[Rows from a dataset of charts and code]

::::::::

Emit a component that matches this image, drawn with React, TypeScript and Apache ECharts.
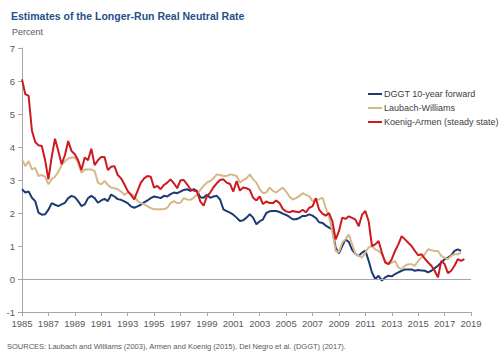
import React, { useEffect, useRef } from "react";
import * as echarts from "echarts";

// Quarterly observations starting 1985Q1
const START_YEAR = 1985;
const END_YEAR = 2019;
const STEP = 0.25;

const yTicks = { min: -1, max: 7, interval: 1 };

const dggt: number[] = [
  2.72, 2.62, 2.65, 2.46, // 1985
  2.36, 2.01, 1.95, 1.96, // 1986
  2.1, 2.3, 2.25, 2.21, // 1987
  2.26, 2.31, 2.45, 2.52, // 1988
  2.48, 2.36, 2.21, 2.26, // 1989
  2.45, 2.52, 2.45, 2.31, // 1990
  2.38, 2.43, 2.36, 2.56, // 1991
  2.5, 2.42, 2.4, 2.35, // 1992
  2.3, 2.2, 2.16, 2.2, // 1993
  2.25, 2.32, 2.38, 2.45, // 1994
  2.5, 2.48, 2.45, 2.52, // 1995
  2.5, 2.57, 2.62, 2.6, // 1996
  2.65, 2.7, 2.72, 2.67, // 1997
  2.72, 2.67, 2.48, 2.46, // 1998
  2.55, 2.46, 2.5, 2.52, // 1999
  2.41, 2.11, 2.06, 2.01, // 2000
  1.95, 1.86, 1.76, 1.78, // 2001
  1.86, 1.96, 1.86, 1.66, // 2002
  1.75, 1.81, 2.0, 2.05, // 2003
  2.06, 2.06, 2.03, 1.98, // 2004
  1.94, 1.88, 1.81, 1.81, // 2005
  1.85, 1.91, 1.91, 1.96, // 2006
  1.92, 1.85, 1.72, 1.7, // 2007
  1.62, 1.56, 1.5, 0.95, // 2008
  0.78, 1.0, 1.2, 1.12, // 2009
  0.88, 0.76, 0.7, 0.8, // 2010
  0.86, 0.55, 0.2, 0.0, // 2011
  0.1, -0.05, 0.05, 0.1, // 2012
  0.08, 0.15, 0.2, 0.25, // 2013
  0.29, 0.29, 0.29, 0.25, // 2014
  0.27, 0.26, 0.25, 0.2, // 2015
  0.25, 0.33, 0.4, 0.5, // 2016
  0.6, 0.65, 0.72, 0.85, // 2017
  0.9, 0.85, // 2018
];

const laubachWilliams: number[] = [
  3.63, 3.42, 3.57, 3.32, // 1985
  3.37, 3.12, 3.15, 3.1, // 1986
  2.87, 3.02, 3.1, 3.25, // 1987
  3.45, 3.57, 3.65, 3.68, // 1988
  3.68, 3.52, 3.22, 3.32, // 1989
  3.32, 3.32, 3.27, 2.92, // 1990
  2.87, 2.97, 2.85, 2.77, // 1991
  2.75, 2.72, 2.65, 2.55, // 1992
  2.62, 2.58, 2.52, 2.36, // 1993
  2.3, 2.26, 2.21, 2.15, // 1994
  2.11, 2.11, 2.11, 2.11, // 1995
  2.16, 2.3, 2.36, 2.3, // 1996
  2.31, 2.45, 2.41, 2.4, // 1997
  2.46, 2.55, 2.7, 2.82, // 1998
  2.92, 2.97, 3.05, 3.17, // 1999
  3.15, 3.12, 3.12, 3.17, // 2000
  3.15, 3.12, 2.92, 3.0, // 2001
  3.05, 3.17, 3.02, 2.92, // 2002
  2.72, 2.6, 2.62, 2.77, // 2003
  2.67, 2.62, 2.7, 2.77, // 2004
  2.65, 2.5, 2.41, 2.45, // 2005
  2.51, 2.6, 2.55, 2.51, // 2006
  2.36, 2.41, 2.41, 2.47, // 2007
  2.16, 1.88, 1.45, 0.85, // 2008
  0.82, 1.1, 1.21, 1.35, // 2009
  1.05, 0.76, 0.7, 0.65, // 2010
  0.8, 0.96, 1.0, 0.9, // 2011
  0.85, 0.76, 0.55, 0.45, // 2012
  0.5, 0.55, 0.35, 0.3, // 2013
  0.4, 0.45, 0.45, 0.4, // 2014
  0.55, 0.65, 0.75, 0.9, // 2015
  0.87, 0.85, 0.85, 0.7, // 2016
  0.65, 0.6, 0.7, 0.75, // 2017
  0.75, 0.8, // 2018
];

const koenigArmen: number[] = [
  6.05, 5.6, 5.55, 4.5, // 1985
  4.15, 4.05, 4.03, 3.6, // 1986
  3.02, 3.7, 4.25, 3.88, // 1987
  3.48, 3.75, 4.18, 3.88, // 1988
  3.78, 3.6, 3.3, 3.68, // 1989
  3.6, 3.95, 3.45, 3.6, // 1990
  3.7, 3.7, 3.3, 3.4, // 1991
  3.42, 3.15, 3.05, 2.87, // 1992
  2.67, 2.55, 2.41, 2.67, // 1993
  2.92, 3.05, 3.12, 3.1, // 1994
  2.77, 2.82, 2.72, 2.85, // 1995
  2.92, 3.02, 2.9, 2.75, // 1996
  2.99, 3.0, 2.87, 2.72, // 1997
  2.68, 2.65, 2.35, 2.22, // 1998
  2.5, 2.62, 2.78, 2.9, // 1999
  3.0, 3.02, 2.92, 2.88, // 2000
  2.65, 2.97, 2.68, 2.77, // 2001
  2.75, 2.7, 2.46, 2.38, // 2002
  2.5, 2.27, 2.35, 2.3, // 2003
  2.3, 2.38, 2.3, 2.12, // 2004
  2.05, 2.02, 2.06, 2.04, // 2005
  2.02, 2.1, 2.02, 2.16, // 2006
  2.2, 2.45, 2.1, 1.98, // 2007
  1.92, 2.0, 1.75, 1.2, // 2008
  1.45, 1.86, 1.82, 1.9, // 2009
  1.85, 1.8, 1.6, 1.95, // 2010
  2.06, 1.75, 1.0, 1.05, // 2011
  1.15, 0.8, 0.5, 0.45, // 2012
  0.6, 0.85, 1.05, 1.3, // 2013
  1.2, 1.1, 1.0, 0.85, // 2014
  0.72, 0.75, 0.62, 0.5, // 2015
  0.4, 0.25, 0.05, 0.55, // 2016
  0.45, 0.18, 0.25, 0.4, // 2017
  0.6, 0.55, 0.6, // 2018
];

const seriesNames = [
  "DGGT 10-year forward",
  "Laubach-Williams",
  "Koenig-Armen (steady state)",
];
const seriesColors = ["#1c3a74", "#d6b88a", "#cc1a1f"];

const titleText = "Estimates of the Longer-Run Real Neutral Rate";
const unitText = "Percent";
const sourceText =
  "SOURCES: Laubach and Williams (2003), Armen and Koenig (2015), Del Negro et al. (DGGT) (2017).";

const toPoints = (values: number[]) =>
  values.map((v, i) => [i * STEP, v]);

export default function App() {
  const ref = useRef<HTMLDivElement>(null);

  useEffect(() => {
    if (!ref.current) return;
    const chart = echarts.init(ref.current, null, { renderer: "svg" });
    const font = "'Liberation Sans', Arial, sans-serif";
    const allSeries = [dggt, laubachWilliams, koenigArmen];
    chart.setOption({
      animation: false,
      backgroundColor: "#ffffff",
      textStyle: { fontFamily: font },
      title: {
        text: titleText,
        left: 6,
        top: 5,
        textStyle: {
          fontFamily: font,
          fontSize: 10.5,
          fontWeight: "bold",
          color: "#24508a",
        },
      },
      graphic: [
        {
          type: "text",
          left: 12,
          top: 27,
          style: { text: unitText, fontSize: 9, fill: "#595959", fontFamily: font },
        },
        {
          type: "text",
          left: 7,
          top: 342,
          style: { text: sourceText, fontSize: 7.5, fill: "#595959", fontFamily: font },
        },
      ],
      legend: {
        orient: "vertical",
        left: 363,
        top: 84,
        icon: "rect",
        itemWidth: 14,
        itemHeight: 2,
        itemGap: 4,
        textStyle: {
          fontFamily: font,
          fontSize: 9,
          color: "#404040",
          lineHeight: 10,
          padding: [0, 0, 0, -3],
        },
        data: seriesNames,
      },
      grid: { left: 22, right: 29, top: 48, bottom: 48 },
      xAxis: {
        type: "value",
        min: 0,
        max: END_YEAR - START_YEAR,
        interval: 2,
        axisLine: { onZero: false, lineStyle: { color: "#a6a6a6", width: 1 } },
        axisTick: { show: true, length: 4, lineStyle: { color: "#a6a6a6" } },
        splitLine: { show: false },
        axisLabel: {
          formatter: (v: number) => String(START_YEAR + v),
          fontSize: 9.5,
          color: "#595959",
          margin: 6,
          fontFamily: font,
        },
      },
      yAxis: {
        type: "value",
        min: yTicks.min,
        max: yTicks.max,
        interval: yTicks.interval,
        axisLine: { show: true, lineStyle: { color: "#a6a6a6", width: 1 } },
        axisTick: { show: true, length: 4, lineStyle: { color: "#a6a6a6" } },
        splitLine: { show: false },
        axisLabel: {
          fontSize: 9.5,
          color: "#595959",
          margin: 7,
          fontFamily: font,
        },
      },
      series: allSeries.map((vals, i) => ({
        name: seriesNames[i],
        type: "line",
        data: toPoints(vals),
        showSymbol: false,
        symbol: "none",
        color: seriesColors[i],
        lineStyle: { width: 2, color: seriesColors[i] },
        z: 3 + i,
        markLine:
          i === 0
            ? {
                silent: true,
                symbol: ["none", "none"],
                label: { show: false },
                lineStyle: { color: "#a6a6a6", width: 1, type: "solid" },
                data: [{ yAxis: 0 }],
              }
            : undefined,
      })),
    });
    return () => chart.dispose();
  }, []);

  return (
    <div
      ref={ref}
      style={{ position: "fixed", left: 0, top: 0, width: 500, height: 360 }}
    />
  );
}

::::::::

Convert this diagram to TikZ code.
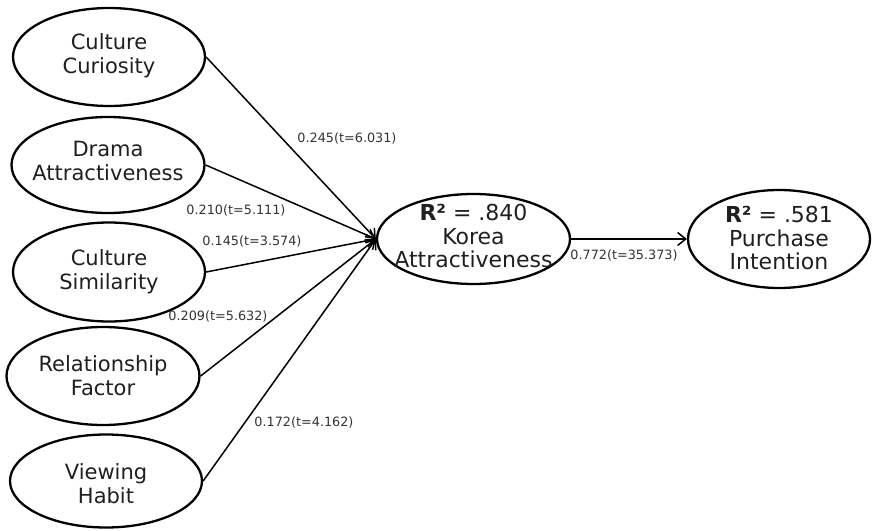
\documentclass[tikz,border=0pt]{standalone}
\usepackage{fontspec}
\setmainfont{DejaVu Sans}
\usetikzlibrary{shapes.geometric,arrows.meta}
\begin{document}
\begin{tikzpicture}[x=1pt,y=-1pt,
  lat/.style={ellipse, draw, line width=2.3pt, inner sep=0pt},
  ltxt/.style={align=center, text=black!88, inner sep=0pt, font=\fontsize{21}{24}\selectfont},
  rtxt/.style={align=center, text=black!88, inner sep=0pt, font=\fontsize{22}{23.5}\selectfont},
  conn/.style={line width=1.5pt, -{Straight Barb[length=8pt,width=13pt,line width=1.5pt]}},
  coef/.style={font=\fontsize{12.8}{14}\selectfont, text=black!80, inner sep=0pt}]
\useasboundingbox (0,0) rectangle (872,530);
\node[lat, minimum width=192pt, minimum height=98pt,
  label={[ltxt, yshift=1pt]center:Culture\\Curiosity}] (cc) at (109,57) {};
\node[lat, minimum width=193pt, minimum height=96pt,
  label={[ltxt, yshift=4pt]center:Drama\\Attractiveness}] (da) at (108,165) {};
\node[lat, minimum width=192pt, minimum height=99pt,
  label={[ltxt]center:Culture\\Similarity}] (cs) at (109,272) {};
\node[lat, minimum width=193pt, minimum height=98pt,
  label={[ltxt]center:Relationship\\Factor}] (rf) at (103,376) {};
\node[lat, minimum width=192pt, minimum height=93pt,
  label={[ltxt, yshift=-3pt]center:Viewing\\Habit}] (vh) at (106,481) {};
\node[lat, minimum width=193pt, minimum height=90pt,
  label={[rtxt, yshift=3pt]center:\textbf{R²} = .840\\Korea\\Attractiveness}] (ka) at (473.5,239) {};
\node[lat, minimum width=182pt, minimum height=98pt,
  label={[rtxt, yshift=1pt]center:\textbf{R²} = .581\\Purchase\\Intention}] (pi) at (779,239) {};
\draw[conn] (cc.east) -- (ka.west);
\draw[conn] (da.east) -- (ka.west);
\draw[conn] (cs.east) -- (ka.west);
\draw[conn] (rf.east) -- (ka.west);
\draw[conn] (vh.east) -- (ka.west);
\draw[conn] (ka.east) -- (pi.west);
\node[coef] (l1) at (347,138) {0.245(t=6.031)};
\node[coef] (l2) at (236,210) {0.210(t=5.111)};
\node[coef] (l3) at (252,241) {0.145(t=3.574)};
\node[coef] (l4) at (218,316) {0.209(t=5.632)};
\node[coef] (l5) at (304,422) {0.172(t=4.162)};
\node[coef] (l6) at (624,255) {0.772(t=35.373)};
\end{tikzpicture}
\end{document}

::::::::

* TASK
Search the data above for lines holding "this" and copy each of them.

* WRITTEN ANSWER
Emit a component that matches this image, drawn with React, TypeScript and Apache ECharts.
Convert this diagram to TikZ code.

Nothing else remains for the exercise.